The renewal period for CNA license in Maryland is every two years on the 28th day of the applicants birth month, and the cost is $40. The state of Maryland will accept applications from CNAs who are currently licensed in another state but want to practice in Maryland. These persons are not permitted to begin working as a CNA in Maryland until their application is approved.
Typical CNA training curriculum includes classroom learning on the following subjects: infection control, CPR/resuscitation techniques, how to measure and record patient vital signs, range of motion exercises, providing basic care and specialized care giving. Each course should also include hands-on clinical skills training and practice in an actual medical facility. Online CNA programs are available, but hands-on skills practice must be scheduled at a nearby healthcare facility in conjunction with the online learning segment. The hands-on skills will be tested as a part of the state certification exam and cannot be overlooked.
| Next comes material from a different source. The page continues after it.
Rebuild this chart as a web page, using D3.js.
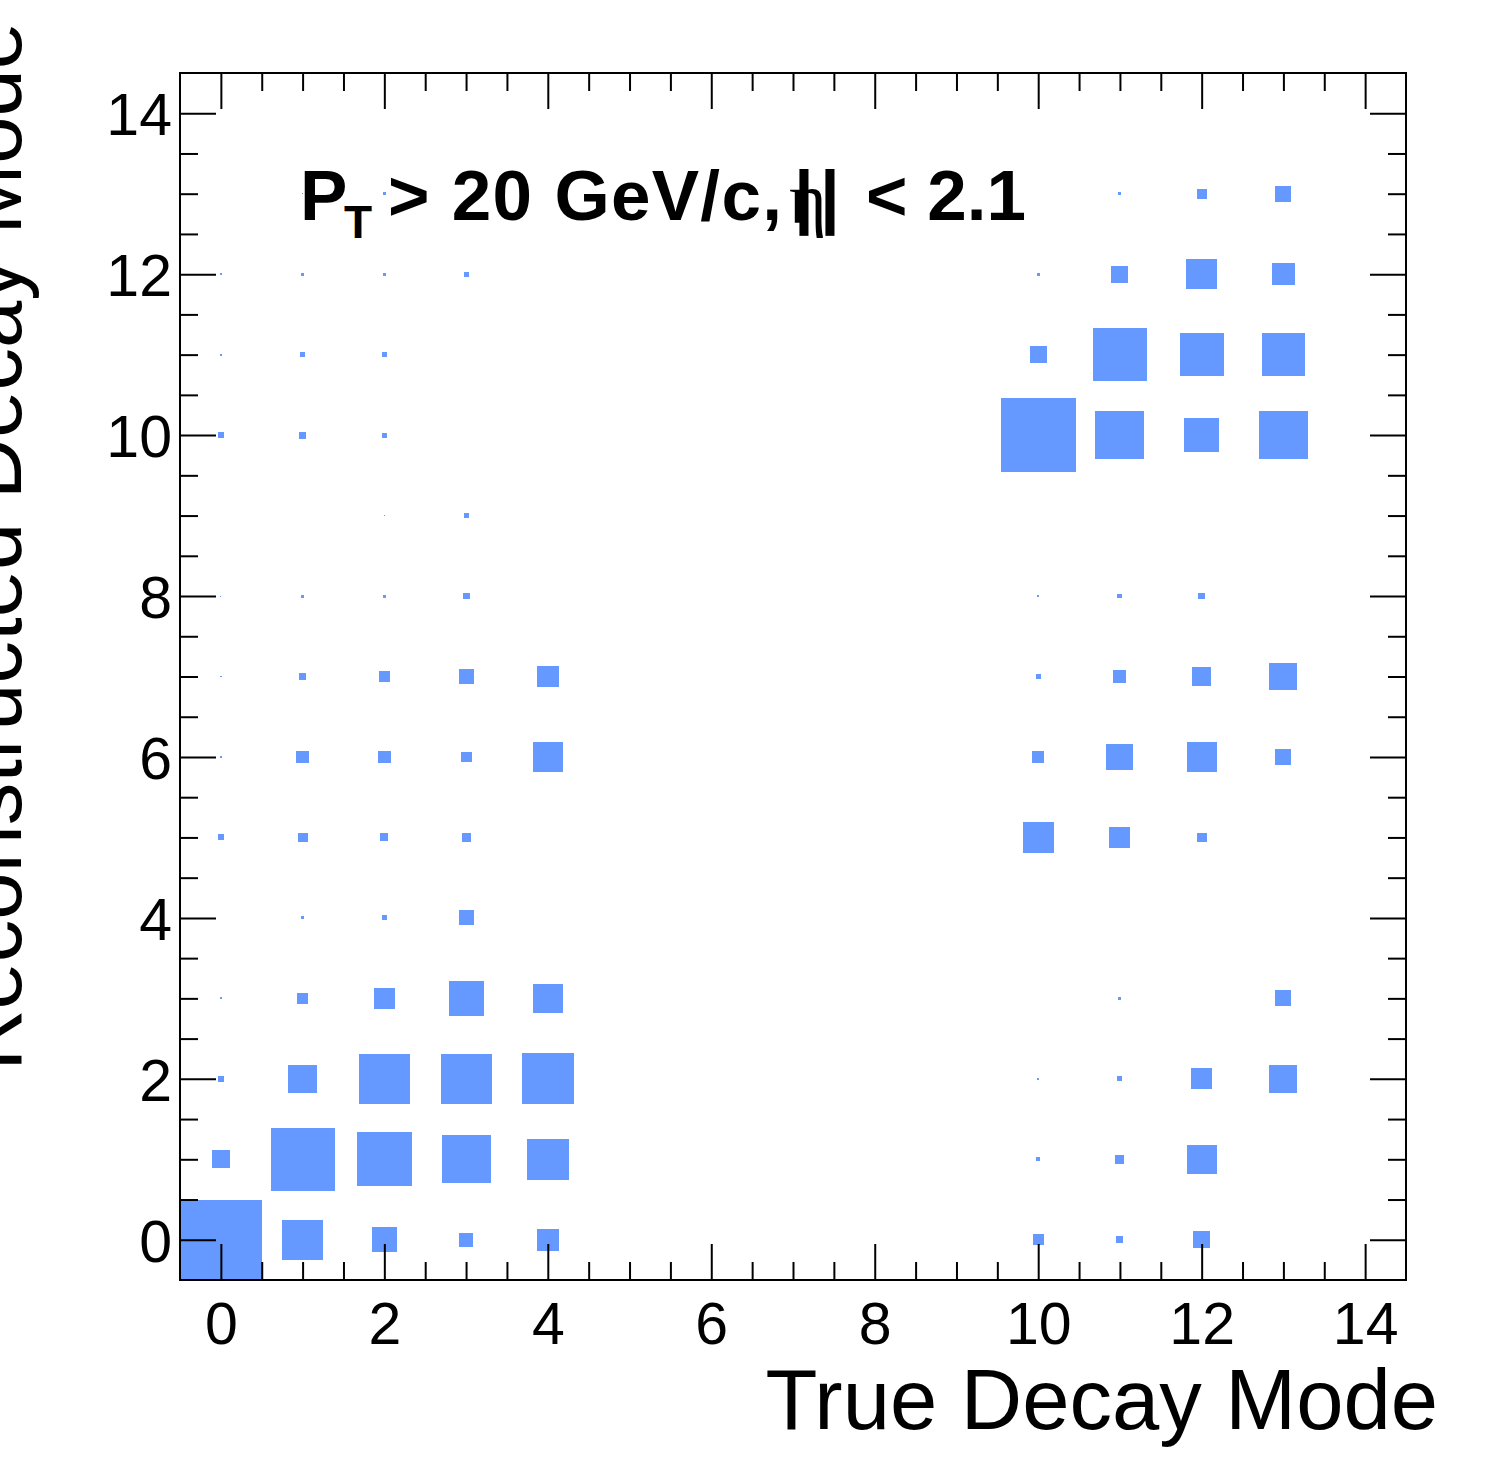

It is important to learn these skills from an experienced instructor to ensure complete mastery of them. The final exam will take approximately 2 1/2 hours and will include written multiple choice questions and require a demonstration of 5 essential CNA skills.
A CNA in Maryland can expect to earn a salary of around $24,000-$30,000 per year depending upon work experience, employer and location. Jobs located in major metropolitan areas such as Baltimore will usually pay more than similar jobs in more rural areas. If an individual reaches a point where they have “maxed out” their potential as a CNA the next logical career step would be to become an LPN or Registered Nurse (RN). In either of those positions they will experience a significant pay raise and deal with greater work responsibilities.